Apparently he wants to die, thinking, in his warped way, that this will make him a martyr. Since the military has not executed anyone since 1961, it is more likely that he will spend the next decades wasting away as a paralytic in a forgotten prison cell on death row.

When I wrote about the incident in 2009, I chose to focus on those who are the true heroes in this tragic atrocity. I will continue to remember Kimberly Munley, the Fort Hood police officer who sought out the killer and stood her ground exchanging gunfire with him to end the slaughter.

I will remember nineteen-year-old Amber Bahr from Wisconsin who, after being shot herself helped drag her buddies to safety and tore up her jacket as a makeshift tourniquet to save a fellow soldier. These women are truly heroic because their first thoughts were for the safety and welfare of others.

I will focus upon those who gave their lives, the others who were wounded and the thousands, both military and civilian, whose bravery and unselfish sacrifices go unknown and unreported every day, those who choose goodness and grace in obscure places without thought of reward.

There will always be these appalling events, when a soldier loses touch with reason and murders innocent victims, whether My Lai, the Afghan massacre or Fort Hood.   But for every attacker whose name is recorded as a footnote in history, there are a hundred unreported and unremembered heroes who do what is right and good for their fellow man.

I will choose to believe the Bible’s promise that goodness and grace ultimately overcome hatred and violence. I will believe this because God has not only declared it to be true; He has demonstrated it by the death and resurrection of His Son, Jesus.
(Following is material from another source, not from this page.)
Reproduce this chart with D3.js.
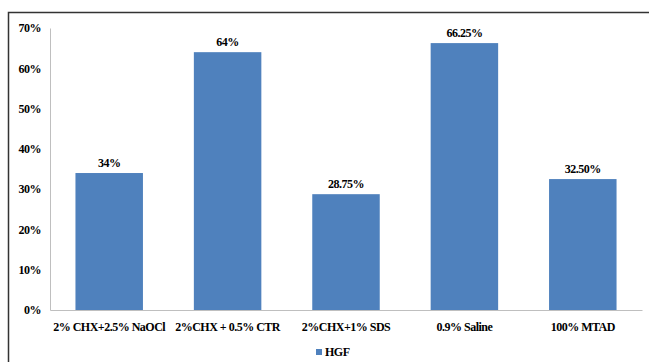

As the Scripture says, “I pray that the eyes of your heart may be enlightened, so that you will know … what is the surpassing greatness of His power toward us who believe. These are in accordance with the working of the strength of His might which He brought about in Christ, when He raised Him from the dead and seated Him at His right hand in the heavenly places, far above all rule and authority and power and dominion, and every name that is named, not only in this age but also in the one to come.” (Ephesians 1:18-21).

Because of this, I will seek to follow His instruction, “Do not be overcome by evil, but overcome evil with good.” (Romans 12:20).